Ahora entiendo a Gunter Grass, a Camilo José Cela y Fraga Iribarne. Y a Jorge Vestringe. Les compadezco por ser presos y victimas de un pasado que les ensombrece. Pobrecitos y lo mal que lo han pasado cuando les echaban en cara su pasado falangista, franquista o nazi.
Y como colofón a este acto de contrición o salida del armario, voy a poner como ejemplo a otro santo varón que, como yo, acaba de contemplar en estos dias como el pretérito torna presente y las miserias de aquel envilece ahora las gloria de éste. Me estoy refiriendo al cantante comunista Víctor Manuel, que a los diecinueve años publicó su tercer single con una canción dedicada a Francisco Franco ( con una música estremecedora y patatera el camarada Victor Manuel desafina (…)Vivo feliz en la tierra que aquél levantó. Gracias le doy al gran hombre que supo alejar esa invasión que la senda venía a cambiar (…) El disco, envuelto en un halo de misterio no aparece en la discografía oficial y desde su edición en 1967 las copias han sido compradas para su posterior destrucción en una extraña trama que parece calcada de La sombra del Viento de Carlos Ruiz Zafón. Víctor Manuel asume esas coplillas dedicadas al dictador como pecado de juventud. Esos pecados, como el de Eduardo Haro Tecglen homenajeando en 1954 a Jose Antonio Primo de Rivera, son cosas sin importancia que desde lo que me ocurrió ayer entiendo perfectamente.
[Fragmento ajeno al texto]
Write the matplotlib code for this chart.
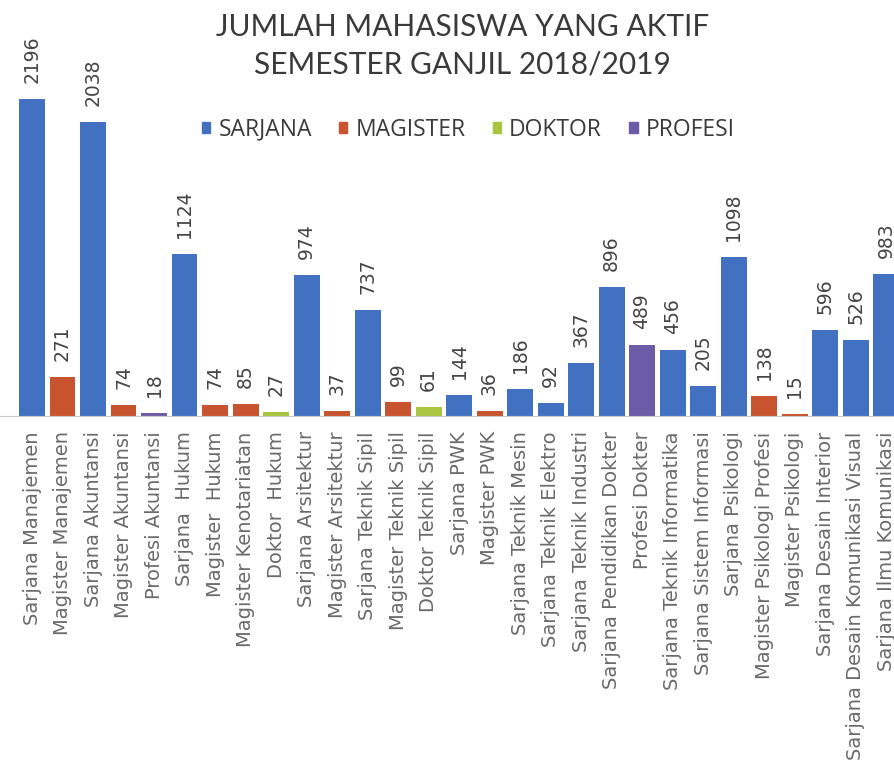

No volveré a señalar con desprecio a los que cambian de chaqueta, a los que revelan una vida anterior vergonzosa porque de ellos es también el reino de los cielos. Y no volveré a manifestarme en contra de los juguetes bélicos en ninguna tertulia entre padres progres porque yo de pequeño, ahora lo recuerdo, me encantaba jugar a las pistolas y a matar indios. De mayor me hice insumiso y nunca me he pegado con nadie, asi que no pasa nada porque le regales a tu sobrino un fusil laser mata marcianos. Ya tendrá tiempo de rectificar, cuando sea más mayor.